A key action of the European Commission's Digital Education Action Plan, which has already been implemented in 2022, is the expansion of the digital skills framework for citizens to include skills related to AI. In view of the upcoming super-election year 2024, strengthening information and AI skills is even more important from the perspective of the Initiative D21. In the fight against disinformation, it is important to empower people, but also to protect them. This year will show how well public institutions, platform operators, and the media can do this.
Citizens question the digital resilience of organizations and schools in an international comparison.
One of the areas where people expect AI to bring particularly significant changes over the next 10 years is the workplace. 76 percent of professionals believe that these digital changes will lead to the loss of tasks or entire professions by 2035. However, few (23 percent) believe this could affect their own job. This ostrich effect poses a challenge for the economy and politics: In times of skills shortages and international competition, an awareness of future labor market requirements is needed to maintain employment opportunities and prosperity in the country.
A large majority see themselves as responsible for taking action to keep pace with digital transformation. In addition, 43 percent of employees believe that companies have an obligation to prepare their employees through training. However, the proportion of those who take advantage of such employer-sponsored training has stagnated at a low level for years (2023: 18 percent).

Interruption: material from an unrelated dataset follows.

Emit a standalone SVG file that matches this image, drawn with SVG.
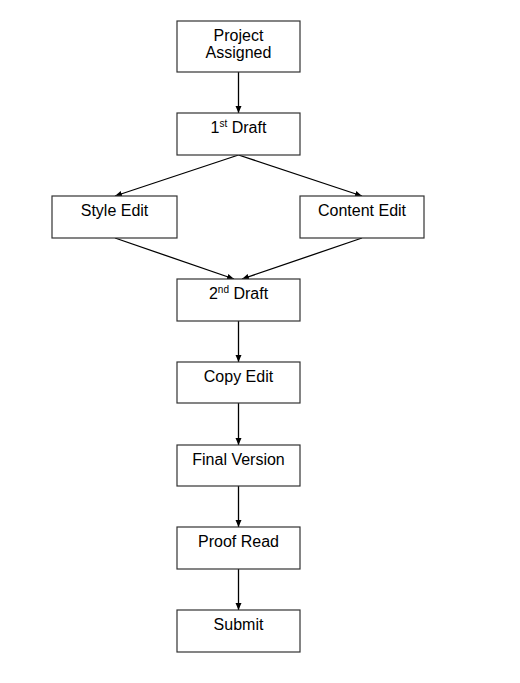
<svg xmlns="http://www.w3.org/2000/svg" width="520" height="683" viewBox="0 0 520 683">
<style>
.box{fill:#fff;stroke:#333;stroke-width:1.2}
.t{font-family:"Liberation Sans",Arial,sans-serif;font-size:16px;fill:#000;text-anchor:middle}
.sup{font-size:10px}
.c{stroke:#000;stroke-width:1.3;fill:none;marker-end:url(#ah)}
</style>
<defs>
<marker id="ah" markerWidth="8" markerHeight="8" refX="7" refY="4" orient="auto" markerUnits="userSpaceOnUse">
<path d="M0,1 L7,4 L0,7 Z" fill="#000"/>
</marker>
</defs>
<rect width="520" height="683" fill="#fff"/>
<g id="connectors">
<line class="c" x1="238.5" y1="72" x2="238.5" y2="113"/>
<line class="c" x1="238.5" y1="155" x2="115" y2="196"/>
<line class="c" x1="238.5" y1="155" x2="362" y2="196"/>
<line class="c" x1="115" y1="238" x2="234" y2="279"/>
<line class="c" x1="362" y1="238" x2="242" y2="279"/>
<line class="c" x1="238.5" y1="321" x2="238.5" y2="362"/>
<line class="c" x1="238.5" y1="403" x2="238.5" y2="445"/>
<line class="c" x1="238.5" y1="486" x2="238.5" y2="527"/>
<line class="c" x1="238.5" y1="569" x2="238.5" y2="610"/>
</g>
<g id="project-assigned">
<rect class="box" x="177" y="21" width="123" height="51"/>
<text class="t" x="238.5" y="41">Project</text>
<text class="t" x="238.5" y="58">Assigned</text>
</g>
<g id="first-draft">
<rect class="box" x="177" y="113" width="123" height="42"/>
<text class="t" x="238.5" y="133">1<tspan class="sup" dy="-6">st</tspan><tspan dy="6"> Draft</tspan></text>
</g>
<g id="style-edit">
<rect class="box" x="52" y="196" width="125" height="42"/>
<text class="t" x="114.5" y="216">Style Edit</text>
</g>
<g id="content-edit">
<rect class="box" x="300" y="196" width="124" height="42"/>
<text class="t" x="362" y="216">Content Edit</text>
</g>
<g id="second-draft">
<rect class="box" x="177" y="279" width="123" height="42"/>
<text class="t" x="238.5" y="299">2<tspan class="sup" dy="-6">nd</tspan><tspan dy="6"> Draft</tspan></text>
</g>
<g id="copy-edit">
<rect class="box" x="177" y="362" width="123" height="41"/>
<text class="t" x="238.5" y="382">Copy Edit</text>
</g>
<g id="final-version">
<rect class="box" x="177" y="445" width="123" height="41"/>
<text class="t" x="238.5" y="465">Final Version</text>
</g>
<g id="proof-read">
<rect class="box" x="177" y="527" width="123" height="42"/>
<text class="t" x="238.5" y="547">Proof Read</text>
</g>
<g id="submit">
<rect class="box" x="177" y="610" width="123" height="42"/>
<text class="t" x="238.5" y="630">Submit</text>
</g>
</svg>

Employees are more pessimistic than last year about their organization's ability to keep pace with digital transformation at home and abroad. Only 54 percent say their employer is taking the necessary steps to do so (down 4 percentage points). In addition, fewer people believe that schools are adequately preparing students to navigate the digital transformation: 36 percent believed this to be the case in 2019, compared to just 28 percent in 2023. In order to foster the creation of digital wealth in the country, the Initiative D21 believes that several adjustments need to be made: making the education system fit for the future, creating support centers for companies to help them with their digital transformation by providing resources, expertise and funding, and investing in the education and training of the population's digital skills.
A sustainable digital transformation: The people are at a loss – Transparency and education as the key to a collective approach to the twin transition.
How to make the digital transformation sustainable and in line with the goals of the green transition is a question about which large parts of the population are at a loss. Even among the most digitally competent and savvy – the Digital Professionals – there are question marks about who actually has the greatest leverage for a sustainable digital transformation and whether politics, business, science, or individuals are sufficiently fulfilling their responsibilities. There is a strong desire for more transparency and information about the impact of digital behavior on the environment: Digital Professionals in particular believe that more knowledge would help improve sustainability.
Overall, only 16 percent believe that they themselves can make the greatest contribution to the success of the twin transformation, compared to 21 percent in 2021. The success of the twin transformation cannot be the responsibility of individuals. Nevertheless, empowering citizens in their roles as voters and consumers is crucial. To this end, public information campaigns are needed that start with the basics and explain the connections and implications in a way that is understandable and relevant to everyday life. Only then will they realize that they have the power to put pressure on politicians and companies to act.